From: Issue 31 Categories: Energy/Tech
Interview with founder of Canadian Hydro Developers
John Keating and his brother Ross founded Canadian Hydro Developers in 1989. It had 12 hydroelectric power sites, eight wind power sites and one biomass power site, and was acquired by TransAlta in 2009.
Toby Heaps caught up with Keating in Alberta shortly after the acquisition.
Toby Heaps: Where do you think Alberta stands with regards to the environment?
John Keating: I think there’s enormous number of environmentally conscious people in Alberta, regardless of what industry they work in. People in Alberta are concerned about the environment, about the air we breathe. Albertans are a pretty special group of people: we live here because we enjoy the outdoors.
TH: What made you get into this stuff?
JK: I would say it goes right back to the National Energy program. The mid-80s, when the price of oil and natural gas just plummeted, there were no economics in the industry, so I became rather disillusioned with it. We started out with oil and gas, but there was just no economics.
TH: If Alberta was in a clean energy stream, what would it look like?
JK: I think in 20, 50 years we will still be producing and exporting fossil fuels. There’s no question about it.

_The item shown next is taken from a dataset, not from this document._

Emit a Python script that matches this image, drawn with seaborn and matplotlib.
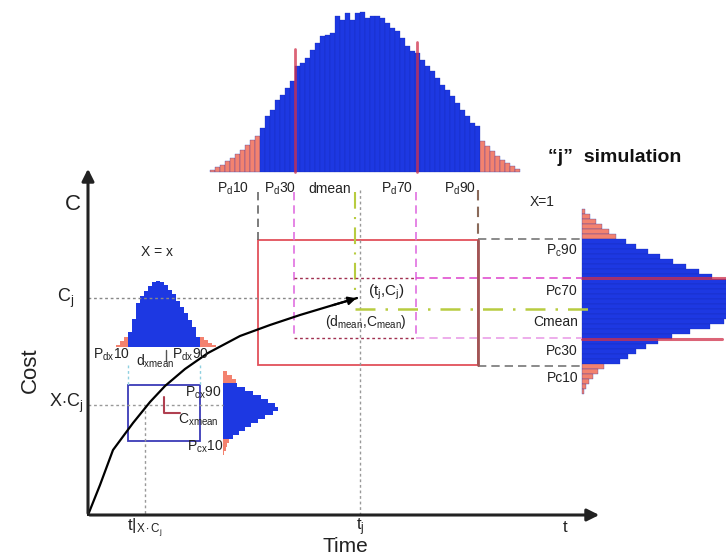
import numpy as np
import matplotlib.pyplot as plt
import seaborn as sns

sns.set_theme(style="white")
plt.rcParams['font.family'] = ['Liberation Sans', 'DejaVu Sans']
plt.rcParams['mathtext.fontset'] = 'custom'
plt.rcParams['mathtext.rm'] = 'Liberation Sans'
plt.rcParams['mathtext.it'] = 'Liberation Sans:italic'

# "j" simulation: duration histogram (counts per bin), tails = below Pd10 / above Pd90
dur_counts = [2, 5, 7, 11, 14, 18, 22, 27, 32, 36,
              44, 56, 62, 72, 77, 84, 91, 106, 109, 114,
              122, 129, 136, 137, 139, 156, 152, 159, 152, 159,
              160, 154, 156, 156, 154, 149, 144, 141, 134, 126,
              121, 119, 112, 106, 101, 94, 87, 82, 76, 69,
              62, 56, 49, 46,
              31, 26, 21, 16, 12, 9, 6, 3]
dur_tail = (10, 54)

# "j" simulation: cost histogram (counts per bin, top = high cost)
cost_counts = [3, 8, 14, 20, 27, 34,
               44, 54, 66, 78, 91, 104, 117, 130, 144, 152, 160, 165, 168,
               166, 160, 152, 142, 128, 108, 90, 76, 64, 54, 46, 38,
               22, 16, 11, 7, 4, 2]
cost_tail = (6, 31)

# X = x : duration and cost histograms
dx_counts = [2, 6, 10,
             15, 28, 44, 51, 56, 61, 65, 66, 65, 62, 57, 53, 46, 40, 34, 27, 20, 10,
             10, 7, 4, 2]
dx_tail = (3, 21)
cx_counts = [4, 9, 13,
             14, 22, 30, 38, 45, 52, 55, 50, 42, 35, 28, 22, 16, 10,
             6, 4, 3, 1]
cx_tail = (3, 17)

# cumulative cost curve C(t)
curve_t = [88, 100, 113, 133, 150, 165, 185, 208, 240, 270, 300, 330, 357]
curve_c = [515, 485, 450, 423, 402, 386, 369, 353, 336, 325, 315, 306, 298]

BLUE = "#1d38e2"
SALMON = "#f3826f"


def tail_colors(n, tail):
    return [BLUE if tail[0] <= i < tail[1] else SALMON for i in range(n)]


fig = plt.figure(figsize=(7.26, 5.55), dpi=100)
ax = fig.add_axes([0, 0, 1, 1])
ax.set_xlim(0, 726)
ax.set_ylim(555, 0)
ax.axis('off')

# ---- histograms
x = 210 + 5 * np.arange(len(dur_counts))
ax.bar(x, -np.array(dur_counts), bottom=172, width=5, align='edge',
       color=tail_colors(len(dur_counts), dur_tail), edgecolor='#1528b0', linewidth=0.2)
y = 209 + 5 * np.arange(len(cost_counts))
ax.barh(y, cost_counts, left=582, height=5, align='edge',
        color=tail_colors(len(cost_counts), cost_tail), edgecolor='#1528b0', linewidth=0.2)
x = 116 + 4 * np.arange(len(dx_counts))
ax.bar(x, -np.array(dx_counts), bottom=347, width=4, align='edge',
       color=tail_colors(len(dx_counts), dx_tail), linewidth=0)
y = 371 + 4 * np.arange(len(cx_counts))
ax.barh(y, cx_counts, left=223, height=4, align='edge',
        color=tail_colors(len(cx_counts), cx_tail), linewidth=0)

# percentile marks on the histograms
ax.plot([295, 295], [172, 49], color='#d0304a', lw=2, alpha=0.75)
ax.plot([417, 417], [172, 42], color='#d0304a', lw=2, alpha=0.75)
ax.plot([582, 726], [278, 278], color='#d0304a', lw=2.2, alpha=0.75)
ax.plot([582, 722], [339, 339], color='#d0304a', lw=2.2, alpha=0.75)

# ---- guide lines
dot = (0, (2, 2))
dash = (0, (5, 3))
ax.plot([360, 360], [190, 515], color='#999999', lw=1, ls=dot)
ax.plot([145, 145], [405, 515], color='#999999', lw=1, ls=dot)
ax.plot([88, 357], [298, 298], color='#888888', lw=1, ls=dot)
ax.plot([88, 223], [405, 405], color='#999999', lw=1, ls=dot)
ax.plot([128, 128], [365, 385], color='#8fd0e0', lw=1, ls=dot)
ax.plot([200, 200], [365, 385], color='#8fd0e0', lw=1, ls=dot)

ax.plot([258, 258], [192, 240], color='#666666', lw=1.2, ls=dash)
ax.plot([294, 294], [192, 338], color='#e070e0', lw=1.2, ls=dash)
ax.plot([355, 355], [192, 300], color='#b8cc40', lw=1.5, ls=(0, (8, 4, 1, 4)))
ax.plot([416, 416], [192, 338], color='#e070e0', lw=1.2, ls=dash)
ax.plot([478, 478], [190, 240], color='#8a6a5a', lw=1.5, ls=dash)

ax.plot([478, 582], [239, 239], color='#777777', lw=1.2, ls=dash)
ax.plot([294, 416], [278, 278], color='#a03050', lw=1, ls=dot)
ax.plot([416, 582], [278, 278], color='#e050d0', lw=1.2, ls=dash)
ax.plot([355, 597], [309, 309], color='#b8cc40', lw=1.8, ls=(0, (8, 4, 1, 4)))
ax.plot([294, 416], [338, 338], color='#a03050', lw=1, ls=dot)
ax.plot([416, 582], [338, 338], color='#eaa0e8', lw=1.2, ls=dash)
ax.plot([478, 582], [366, 366], color='#777777', lw=1.2, ls=dash)

# boxes
ax.add_patch(plt.Rectangle((258, 240), 220, 125, fill=False, ec='#e2505a', lw=1.3))
ax.plot([478, 478], [240, 365], color='#a05555', lw=2)
ax.add_patch(plt.Rectangle((128, 385), 72, 56, fill=False, ec='#3a3ab8', lw=1.3))
ax.plot([164, 164, 180], [397, 413, 413], color='#b04050', lw=1.5)
ax.plot([166, 166], [350, 361], color='#555555', lw=1)

# ---- axes arrows
ax.annotate('', xy=(88, 166), xytext=(88, 516),
            arrowprops=dict(arrowstyle='-|>', color='#222222', lw=2.2, mutation_scale=18))
ax.annotate('', xy=(602, 515), xytext=(87, 515),
            arrowprops=dict(arrowstyle='-|>', color='#222222', lw=2.2, mutation_scale=18))

# cost curve
sns.lineplot(x=curve_t, y=curve_c, ax=ax, color='black', lw=1.6, sort=False)
ax.annotate('', xy=(curve_t[-1] + 2, curve_c[-1] - 0.5), xytext=(curve_t[-2], curve_c[-2]),
            arrowprops=dict(arrowstyle='-|>', color='black', lw=1.5, mutation_scale=12))

# ---- text
small = dict(fontsize=10, color='#222222', ha='center', va='center')
for label, px in [(r"P$_\mathrm{d}$10", 233), (r"P$_\mathrm{d}$30", 280), ("dmean", 330),
                  (r"P$_\mathrm{d}$70", 397), (r"P$_\mathrm{d}$90", 460)]:
    ax.text(px, 189, label, **small)
for label, py in [(r"P$_\mathrm{c}$90", 251), ("Pc70", 291), ("Cmean", 322),
                  ("Pc30", 351), ("Pc10", 378)]:
    ax.text(578, py, label, fontsize=10, color='#222222', ha='right', va='center')
ax.text(542, 202, "X=1", **small)
ax.text(548, 158, "\u201cj\u201d  simulation", fontsize=14, fontweight='bold',
        color='#111111', ha='left', va='center')
ax.text(368, 292, r"(t$_\mathrm{j}$,C$_\mathrm{j}$)", fontsize=11, color='#222222',
        ha='left', va='center')
ax.text(366, 322, r"(d$_\mathrm{mean}$,C$_\mathrm{mean}$)", **small)

ax.text(157, 252, "X = x", **small)
ax.text(111, 355, r"P$_\mathrm{dx}$10", **small)
ax.text(155, 361, r"d$_\mathrm{xmean}$", **small)
ax.text(190, 355, r"P$_\mathrm{dx}$90", **small)
ax.text(203, 393, r"P$_\mathrm{cx}$90", **small)
ax.text(198, 420, r"C$_\mathrm{xmean}$", **small)
ax.text(205, 447, r"P$_\mathrm{cx}$10", **small)

ax.text(73, 205, "C", fontsize=16, ha='center', va='center', color='#222222')
ax.text(66, 298, r"C$_\mathrm{j}$", fontsize=13, ha='center', va='center', color='#222222')
ax.text(83, 403, r"X$\cdot$C$_\mathrm{j}$", fontsize=13, ha='right', va='center', color='#222222')
ax.text(30, 370, "Cost", fontsize=16, rotation=90, ha='center', va='center', color='#222222')
ax.text(145, 528, r"t|$_\mathrm{X\cdot C_j}$", fontsize=12, ha='center', va='center', color='#222222')
ax.text(360, 527, r"t$_\mathrm{j}$", fontsize=12, ha='center', va='center', color='#222222')
ax.text(565, 527, "t", fontsize=12, ha='center', va='center', color='#222222')
ax.text(345, 546, "Time", fontsize=15, ha='center', va='center', color='#222222')

fig.savefig("out.png", dpi=100)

I think coal gas application technology will probably be on the horizon as well, if it’s a question of C02 that will be taken care of by eliminating large, existing polluting power plants.
There’s no silver bullet…we can all talk about it, but there’s no technology that’s going to come around that is so disruptive that it shuts down the production of coal. It’s just not going to happen.
We don’t have a lot of water resources, but we do have mountainous terrain, so you can use hydroelectric power to create storage basis for water coming up and down. We’ve got enormous wind resources and there have been advances in utility-scale electric storage to do what we need.
There are several large-scale utility storage units in the US, Europe, none in Canada, but there are some parties looking into it, you could have it in Ontario and Alberta, you could have it in Saskatchewan.
TH: What would be the best resource to pump it up?
JK: Wind and power [are] great partners, and if we’re putting $2 billion into testing carbon sequestration in Alberta, you’d think that we could invest $2 billion into testing something like renewable energy storage. Until the price of carbon is tackled against electricity—in a realistic way, not $15/tonne—then alternatives like C02 sequestration might become irrelevant.